Things get dicey when she sees Phil (Wings Hauser), the creepy caretaker burying the old man's body in a shallow grave right outside her window. He goes a little crazy and what follows is a pretty exciting little cat-and-mouse thriller. The script is a mess and the characters make lots of really dumb decisions. She keeps wandering around the rather large, multi-floored house instead of safely locking herself into a secure room. Though the old man mentioned a closet full of guns, she doesn't bother finding them until well into the third act (and though the script gives her a line about how she's only got four bullets, she only shoots three of them).
But Mastorakis direction is effective, the cinematography rather beautiful, and the titular wind is effectively moody. Foster plays her part with just the right amount of strength and vulnerability, and Hauser manages enough crazy to keep things on edge. For a low budget 1980s thriller, it is well worth watching.
One of the things I love about Arrow Video is that while they tend to focus on what the Brits used to call "video nasties," they periodically throw in something modern and interesting.
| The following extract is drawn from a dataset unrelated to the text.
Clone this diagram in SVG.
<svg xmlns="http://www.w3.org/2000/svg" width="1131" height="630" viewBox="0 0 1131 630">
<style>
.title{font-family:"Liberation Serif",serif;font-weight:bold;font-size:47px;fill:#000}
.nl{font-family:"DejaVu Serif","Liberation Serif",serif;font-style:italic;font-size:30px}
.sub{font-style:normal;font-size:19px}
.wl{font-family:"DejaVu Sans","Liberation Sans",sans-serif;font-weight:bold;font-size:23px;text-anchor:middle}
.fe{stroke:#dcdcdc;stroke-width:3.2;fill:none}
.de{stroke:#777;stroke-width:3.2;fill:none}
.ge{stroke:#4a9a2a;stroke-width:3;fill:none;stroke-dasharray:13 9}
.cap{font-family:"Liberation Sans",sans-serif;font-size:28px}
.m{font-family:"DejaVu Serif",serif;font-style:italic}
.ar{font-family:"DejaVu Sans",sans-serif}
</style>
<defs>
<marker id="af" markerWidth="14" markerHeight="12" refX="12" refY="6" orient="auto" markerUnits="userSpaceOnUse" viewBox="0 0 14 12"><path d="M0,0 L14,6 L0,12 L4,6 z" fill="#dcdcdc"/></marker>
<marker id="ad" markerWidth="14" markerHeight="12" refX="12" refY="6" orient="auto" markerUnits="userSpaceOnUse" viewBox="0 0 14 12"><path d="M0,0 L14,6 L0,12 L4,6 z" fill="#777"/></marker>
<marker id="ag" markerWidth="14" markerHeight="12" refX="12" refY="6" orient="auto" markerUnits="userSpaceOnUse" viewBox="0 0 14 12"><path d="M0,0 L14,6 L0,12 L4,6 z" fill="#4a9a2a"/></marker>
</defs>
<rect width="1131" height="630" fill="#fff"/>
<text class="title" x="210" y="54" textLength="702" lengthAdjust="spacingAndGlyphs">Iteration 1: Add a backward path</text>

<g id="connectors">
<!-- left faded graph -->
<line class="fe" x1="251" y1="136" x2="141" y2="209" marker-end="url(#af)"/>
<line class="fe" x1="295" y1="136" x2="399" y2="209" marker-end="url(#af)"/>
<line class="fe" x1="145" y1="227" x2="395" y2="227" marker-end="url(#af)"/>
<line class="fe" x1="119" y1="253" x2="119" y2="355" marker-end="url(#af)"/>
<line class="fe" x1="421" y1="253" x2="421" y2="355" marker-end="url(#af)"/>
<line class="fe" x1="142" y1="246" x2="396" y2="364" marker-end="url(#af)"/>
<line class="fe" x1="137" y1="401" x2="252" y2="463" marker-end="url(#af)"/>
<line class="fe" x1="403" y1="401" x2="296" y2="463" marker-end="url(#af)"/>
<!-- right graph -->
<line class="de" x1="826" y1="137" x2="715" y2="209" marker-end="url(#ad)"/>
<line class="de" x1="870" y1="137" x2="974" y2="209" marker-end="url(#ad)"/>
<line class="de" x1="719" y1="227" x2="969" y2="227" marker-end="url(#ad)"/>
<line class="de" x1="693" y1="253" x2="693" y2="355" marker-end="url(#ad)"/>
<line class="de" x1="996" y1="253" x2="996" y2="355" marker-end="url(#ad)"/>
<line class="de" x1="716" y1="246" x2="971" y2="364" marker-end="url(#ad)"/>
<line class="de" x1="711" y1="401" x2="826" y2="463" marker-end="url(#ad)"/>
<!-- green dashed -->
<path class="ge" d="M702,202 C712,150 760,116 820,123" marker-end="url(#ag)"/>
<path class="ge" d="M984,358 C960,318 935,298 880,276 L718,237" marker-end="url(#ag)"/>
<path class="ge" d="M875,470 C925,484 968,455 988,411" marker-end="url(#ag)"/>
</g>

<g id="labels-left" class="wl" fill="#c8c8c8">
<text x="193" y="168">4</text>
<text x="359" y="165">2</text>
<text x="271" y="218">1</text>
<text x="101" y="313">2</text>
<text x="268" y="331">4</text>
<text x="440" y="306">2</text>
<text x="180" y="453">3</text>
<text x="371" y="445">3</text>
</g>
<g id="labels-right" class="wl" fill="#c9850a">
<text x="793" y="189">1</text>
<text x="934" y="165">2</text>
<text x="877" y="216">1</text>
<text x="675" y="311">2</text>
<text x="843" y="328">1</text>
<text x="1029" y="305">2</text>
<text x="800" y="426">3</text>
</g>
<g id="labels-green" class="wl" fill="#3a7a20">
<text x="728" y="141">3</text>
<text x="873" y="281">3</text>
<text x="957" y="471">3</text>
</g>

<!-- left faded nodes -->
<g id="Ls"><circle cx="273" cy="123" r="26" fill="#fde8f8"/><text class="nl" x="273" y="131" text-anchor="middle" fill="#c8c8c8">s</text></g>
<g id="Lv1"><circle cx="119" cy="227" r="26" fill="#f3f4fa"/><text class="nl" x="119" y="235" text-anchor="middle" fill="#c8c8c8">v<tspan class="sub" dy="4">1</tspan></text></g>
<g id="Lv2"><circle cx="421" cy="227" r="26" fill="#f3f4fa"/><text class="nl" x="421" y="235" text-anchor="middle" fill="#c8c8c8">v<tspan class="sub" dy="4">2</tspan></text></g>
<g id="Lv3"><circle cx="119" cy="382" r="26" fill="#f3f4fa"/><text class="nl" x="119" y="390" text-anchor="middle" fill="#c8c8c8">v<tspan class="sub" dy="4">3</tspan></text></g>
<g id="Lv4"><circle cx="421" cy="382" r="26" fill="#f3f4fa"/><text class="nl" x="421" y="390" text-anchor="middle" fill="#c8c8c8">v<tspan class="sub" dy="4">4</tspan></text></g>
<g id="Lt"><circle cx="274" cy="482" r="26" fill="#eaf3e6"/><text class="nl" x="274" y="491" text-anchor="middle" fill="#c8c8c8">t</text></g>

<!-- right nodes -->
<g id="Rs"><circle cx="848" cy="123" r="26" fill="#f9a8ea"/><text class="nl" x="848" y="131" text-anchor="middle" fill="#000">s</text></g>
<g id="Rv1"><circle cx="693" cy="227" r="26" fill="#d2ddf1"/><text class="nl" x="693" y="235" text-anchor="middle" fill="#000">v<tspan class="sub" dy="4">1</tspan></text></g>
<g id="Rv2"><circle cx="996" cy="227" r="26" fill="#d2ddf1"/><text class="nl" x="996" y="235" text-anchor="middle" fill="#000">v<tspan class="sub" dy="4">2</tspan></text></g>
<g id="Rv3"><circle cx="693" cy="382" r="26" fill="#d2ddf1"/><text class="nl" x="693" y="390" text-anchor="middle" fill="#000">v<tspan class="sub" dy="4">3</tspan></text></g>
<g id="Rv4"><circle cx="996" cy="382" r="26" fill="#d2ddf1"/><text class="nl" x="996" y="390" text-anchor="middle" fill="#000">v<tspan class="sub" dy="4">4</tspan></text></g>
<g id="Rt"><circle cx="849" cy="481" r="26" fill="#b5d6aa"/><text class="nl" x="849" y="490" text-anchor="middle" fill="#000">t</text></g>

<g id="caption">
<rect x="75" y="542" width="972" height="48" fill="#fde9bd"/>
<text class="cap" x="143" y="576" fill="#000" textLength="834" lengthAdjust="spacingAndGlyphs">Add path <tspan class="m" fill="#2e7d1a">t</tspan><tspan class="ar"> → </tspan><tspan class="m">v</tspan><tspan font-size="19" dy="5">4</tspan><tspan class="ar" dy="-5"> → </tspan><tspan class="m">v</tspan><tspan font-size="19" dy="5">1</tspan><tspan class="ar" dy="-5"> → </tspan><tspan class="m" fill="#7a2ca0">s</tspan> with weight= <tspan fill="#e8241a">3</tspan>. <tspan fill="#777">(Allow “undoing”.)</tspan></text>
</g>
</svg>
Why Don't You Just Die! is a Russian thriller/black comedy from 2018. It is an interesting mix of Pulp Fiction-era Tarantino, early Guy Ritchie, and Run Lola Run era of whatever that guy's name is that made Run Lola Run (I kid, I kid, everyone knows that was - checks notes - Tom Tykwer). It is stylish, clever, terrifically violent, and really light on an actual story.
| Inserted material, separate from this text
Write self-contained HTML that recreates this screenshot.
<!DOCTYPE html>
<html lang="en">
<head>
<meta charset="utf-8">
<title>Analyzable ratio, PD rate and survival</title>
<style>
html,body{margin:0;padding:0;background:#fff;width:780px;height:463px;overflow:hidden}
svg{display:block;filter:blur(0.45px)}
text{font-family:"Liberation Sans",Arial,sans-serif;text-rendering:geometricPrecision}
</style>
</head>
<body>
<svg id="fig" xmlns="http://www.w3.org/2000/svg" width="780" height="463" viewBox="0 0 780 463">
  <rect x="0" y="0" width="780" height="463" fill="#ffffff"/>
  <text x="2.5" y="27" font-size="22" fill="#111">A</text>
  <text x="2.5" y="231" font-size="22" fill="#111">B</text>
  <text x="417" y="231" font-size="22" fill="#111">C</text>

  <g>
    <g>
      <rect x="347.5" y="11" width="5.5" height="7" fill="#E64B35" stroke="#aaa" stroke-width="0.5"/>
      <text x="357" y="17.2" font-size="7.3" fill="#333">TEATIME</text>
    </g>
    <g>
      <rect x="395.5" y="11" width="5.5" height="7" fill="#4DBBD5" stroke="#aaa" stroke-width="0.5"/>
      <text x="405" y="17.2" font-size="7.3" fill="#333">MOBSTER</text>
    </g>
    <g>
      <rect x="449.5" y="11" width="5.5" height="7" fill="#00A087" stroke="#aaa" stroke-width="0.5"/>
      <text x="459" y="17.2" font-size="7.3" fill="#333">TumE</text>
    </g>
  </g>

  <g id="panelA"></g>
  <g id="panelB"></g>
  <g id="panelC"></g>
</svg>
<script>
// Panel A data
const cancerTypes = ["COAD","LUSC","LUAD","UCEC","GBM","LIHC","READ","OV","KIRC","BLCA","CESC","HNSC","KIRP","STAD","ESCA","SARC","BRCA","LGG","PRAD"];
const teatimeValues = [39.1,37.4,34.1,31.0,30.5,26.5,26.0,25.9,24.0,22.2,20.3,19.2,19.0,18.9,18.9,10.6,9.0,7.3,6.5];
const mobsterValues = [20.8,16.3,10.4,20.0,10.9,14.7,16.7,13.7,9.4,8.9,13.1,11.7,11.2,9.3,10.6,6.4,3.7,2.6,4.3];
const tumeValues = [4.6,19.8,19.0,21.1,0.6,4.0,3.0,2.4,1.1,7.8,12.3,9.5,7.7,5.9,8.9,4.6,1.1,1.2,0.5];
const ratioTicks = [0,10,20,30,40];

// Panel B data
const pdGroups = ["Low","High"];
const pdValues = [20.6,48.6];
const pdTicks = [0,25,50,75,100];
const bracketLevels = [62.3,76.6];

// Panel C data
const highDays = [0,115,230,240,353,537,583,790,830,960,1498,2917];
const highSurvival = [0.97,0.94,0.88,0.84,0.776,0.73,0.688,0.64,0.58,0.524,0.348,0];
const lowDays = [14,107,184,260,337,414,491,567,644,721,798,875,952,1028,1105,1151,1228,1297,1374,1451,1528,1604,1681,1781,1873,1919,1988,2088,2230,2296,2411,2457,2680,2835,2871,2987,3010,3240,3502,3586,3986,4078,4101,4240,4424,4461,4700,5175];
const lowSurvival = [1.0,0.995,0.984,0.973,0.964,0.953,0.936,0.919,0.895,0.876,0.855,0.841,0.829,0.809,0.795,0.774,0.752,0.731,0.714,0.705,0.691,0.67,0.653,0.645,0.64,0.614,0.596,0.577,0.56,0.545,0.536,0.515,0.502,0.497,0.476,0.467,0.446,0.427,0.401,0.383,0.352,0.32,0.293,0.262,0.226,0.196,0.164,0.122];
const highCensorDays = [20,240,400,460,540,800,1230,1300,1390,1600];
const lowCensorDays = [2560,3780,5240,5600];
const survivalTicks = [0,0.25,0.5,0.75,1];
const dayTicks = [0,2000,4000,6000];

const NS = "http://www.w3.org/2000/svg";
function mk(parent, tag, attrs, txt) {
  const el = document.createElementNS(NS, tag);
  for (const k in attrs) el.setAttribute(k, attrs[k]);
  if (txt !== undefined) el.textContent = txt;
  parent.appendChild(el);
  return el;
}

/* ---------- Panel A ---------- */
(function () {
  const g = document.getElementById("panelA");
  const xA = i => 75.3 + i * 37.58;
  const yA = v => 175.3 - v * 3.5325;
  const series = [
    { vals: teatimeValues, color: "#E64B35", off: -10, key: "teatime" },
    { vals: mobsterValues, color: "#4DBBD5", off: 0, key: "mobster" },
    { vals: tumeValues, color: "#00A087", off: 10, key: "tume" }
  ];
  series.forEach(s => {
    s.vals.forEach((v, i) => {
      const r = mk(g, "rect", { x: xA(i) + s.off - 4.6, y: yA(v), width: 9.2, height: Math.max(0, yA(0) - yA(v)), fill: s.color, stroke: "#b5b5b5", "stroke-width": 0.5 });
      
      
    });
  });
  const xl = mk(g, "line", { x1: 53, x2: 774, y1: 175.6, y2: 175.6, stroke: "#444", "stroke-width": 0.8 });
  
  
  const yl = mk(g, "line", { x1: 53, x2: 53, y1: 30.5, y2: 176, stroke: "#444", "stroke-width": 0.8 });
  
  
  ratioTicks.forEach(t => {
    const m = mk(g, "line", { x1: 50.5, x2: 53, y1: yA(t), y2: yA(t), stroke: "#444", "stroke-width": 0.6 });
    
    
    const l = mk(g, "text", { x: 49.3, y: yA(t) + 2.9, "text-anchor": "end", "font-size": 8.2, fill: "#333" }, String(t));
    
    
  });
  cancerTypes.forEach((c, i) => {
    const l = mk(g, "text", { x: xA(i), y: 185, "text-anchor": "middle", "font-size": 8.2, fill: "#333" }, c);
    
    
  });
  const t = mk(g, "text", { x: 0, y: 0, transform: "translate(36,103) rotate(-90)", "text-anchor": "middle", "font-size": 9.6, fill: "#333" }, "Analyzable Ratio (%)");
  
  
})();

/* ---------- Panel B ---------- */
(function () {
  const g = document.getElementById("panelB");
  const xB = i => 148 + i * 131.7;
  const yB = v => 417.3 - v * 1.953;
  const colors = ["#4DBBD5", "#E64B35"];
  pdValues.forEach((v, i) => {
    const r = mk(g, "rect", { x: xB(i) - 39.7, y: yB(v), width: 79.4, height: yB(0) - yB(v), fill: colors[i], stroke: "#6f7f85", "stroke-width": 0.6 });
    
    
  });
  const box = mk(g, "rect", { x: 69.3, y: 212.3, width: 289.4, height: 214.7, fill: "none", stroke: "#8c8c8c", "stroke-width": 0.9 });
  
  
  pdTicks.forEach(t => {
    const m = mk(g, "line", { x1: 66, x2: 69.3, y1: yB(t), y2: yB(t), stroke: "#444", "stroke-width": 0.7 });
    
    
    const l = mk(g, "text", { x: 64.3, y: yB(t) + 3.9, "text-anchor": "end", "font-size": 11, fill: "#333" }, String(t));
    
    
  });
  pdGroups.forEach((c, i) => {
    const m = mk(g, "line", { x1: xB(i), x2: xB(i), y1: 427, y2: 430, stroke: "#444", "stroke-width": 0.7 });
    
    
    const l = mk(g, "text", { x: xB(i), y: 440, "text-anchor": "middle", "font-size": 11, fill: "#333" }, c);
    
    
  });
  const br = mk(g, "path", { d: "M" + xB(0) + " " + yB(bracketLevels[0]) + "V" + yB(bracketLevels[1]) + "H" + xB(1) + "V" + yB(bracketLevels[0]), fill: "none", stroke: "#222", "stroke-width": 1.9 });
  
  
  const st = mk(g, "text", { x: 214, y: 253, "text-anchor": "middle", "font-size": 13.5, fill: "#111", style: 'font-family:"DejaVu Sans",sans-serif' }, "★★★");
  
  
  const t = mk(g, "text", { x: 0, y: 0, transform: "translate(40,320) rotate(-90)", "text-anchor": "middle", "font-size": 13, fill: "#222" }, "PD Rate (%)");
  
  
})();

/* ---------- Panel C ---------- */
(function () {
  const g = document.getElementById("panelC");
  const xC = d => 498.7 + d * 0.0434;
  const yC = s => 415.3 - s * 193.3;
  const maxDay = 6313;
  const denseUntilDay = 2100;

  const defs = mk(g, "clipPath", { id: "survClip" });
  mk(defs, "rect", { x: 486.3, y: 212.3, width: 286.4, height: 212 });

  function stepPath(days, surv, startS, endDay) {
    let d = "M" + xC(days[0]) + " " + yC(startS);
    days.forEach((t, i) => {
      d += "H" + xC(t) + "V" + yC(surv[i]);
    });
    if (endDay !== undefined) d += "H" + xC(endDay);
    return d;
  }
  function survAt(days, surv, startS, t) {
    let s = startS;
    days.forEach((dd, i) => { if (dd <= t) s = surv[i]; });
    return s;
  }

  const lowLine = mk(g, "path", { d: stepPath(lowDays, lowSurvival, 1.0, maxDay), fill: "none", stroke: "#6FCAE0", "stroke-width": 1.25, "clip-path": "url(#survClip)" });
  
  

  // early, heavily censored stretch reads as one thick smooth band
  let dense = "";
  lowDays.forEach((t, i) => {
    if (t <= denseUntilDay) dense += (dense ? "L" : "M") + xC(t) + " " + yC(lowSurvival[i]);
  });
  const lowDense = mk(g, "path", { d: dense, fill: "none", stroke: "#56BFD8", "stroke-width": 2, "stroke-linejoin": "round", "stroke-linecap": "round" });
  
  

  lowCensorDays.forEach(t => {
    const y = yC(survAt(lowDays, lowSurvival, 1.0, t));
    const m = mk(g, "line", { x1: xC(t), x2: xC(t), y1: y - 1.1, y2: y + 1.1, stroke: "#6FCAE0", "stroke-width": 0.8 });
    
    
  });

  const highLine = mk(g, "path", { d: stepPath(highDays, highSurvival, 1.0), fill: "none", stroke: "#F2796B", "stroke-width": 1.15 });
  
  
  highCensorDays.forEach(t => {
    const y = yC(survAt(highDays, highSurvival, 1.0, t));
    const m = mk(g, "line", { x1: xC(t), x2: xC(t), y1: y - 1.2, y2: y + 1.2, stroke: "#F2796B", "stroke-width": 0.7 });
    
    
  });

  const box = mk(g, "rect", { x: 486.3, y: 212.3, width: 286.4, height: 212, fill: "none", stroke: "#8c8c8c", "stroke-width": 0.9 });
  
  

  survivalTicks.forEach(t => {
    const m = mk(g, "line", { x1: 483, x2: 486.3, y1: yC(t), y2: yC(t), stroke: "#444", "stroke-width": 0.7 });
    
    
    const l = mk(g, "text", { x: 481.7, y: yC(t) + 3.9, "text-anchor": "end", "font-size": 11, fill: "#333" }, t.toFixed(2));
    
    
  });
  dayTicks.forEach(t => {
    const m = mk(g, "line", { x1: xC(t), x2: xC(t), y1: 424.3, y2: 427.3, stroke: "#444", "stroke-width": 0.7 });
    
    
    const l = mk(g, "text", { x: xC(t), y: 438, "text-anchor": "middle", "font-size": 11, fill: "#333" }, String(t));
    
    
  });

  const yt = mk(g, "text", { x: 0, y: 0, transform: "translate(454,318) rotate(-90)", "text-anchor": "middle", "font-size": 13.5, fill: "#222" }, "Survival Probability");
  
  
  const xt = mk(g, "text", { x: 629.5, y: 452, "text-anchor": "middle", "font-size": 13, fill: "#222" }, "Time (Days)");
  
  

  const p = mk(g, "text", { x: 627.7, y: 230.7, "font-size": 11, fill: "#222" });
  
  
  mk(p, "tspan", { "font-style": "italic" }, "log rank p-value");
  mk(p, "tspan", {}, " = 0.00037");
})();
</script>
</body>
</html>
Twenty-something Matvey (Aleksandr Kuznetsov) knocks on a door with a hammer behind his back. A much older and bulkier Andrei (Vitaliy Khaev) answers. We can tell Matvey intends on slamming the hammer into Andrei's skull but he hesitates. Andrei asks what he's doing and Matvey says he is the boyfriend of Olya, Andrei's daughter (Evgeniya Kregzhde). Didn't she tell she wanted us to meet?
Matvey is welcomed in. The hammer gets tucked into the back of his pants. Tasha (Elena Shevchenko), Olya's mother, appears and offers tea. Matvey sits down, which pushed the hammer to the floor. Andrei is a corrupt cop and he knows boyfriends of his daughter don't usually show up hiding hammers in their pants. A fight ensues. A shotgun is fired. Hidden money in the couch explodes. Tables are smashed, walls are knocked in. It ends with Andrei handcuffed to a bathtub pipe with holes drilled into his legs.
Andrei figures he's some criminal he locked up come back for revenge. We see in a flashback that Olya told him that her father raped her as a chid and asks him to kill her. Andrei calls over another cop friend. We see in flashbacks just how corrupt they really are. Twists unfold. So does violence. It has style to spare, but very little else.
It reminds me of all those films that came out right after Pulp Fiction became a huge surprise hit. Suddenly everyone was aping Tarantino. Director Kirill Sokolov, in his debut film, at least knows what he's doing. He uses every stylistic trick he can think of to make a visually arresting (if sometimes a bit too busy) film that's well worth checking out.
Arrow Video has done their usual bang-up job with these releases. They all come with their usual bonus features including behind-the-scenes footage, full-color booklets with essays on the films, and new interviews with cast and crew. The Wind comes with a brand new HD transfer from a 4K scan of the original negatives, and a complete score from composer Hans Zimmer. White Fire comes with audio commentary, and Why Don't You Just Die! has a featurette on single-room films.
With production houses like Arrow Video releasing top-notch sets of oddball, low budget, little heard of films, it is truly a great time to be a movie collector.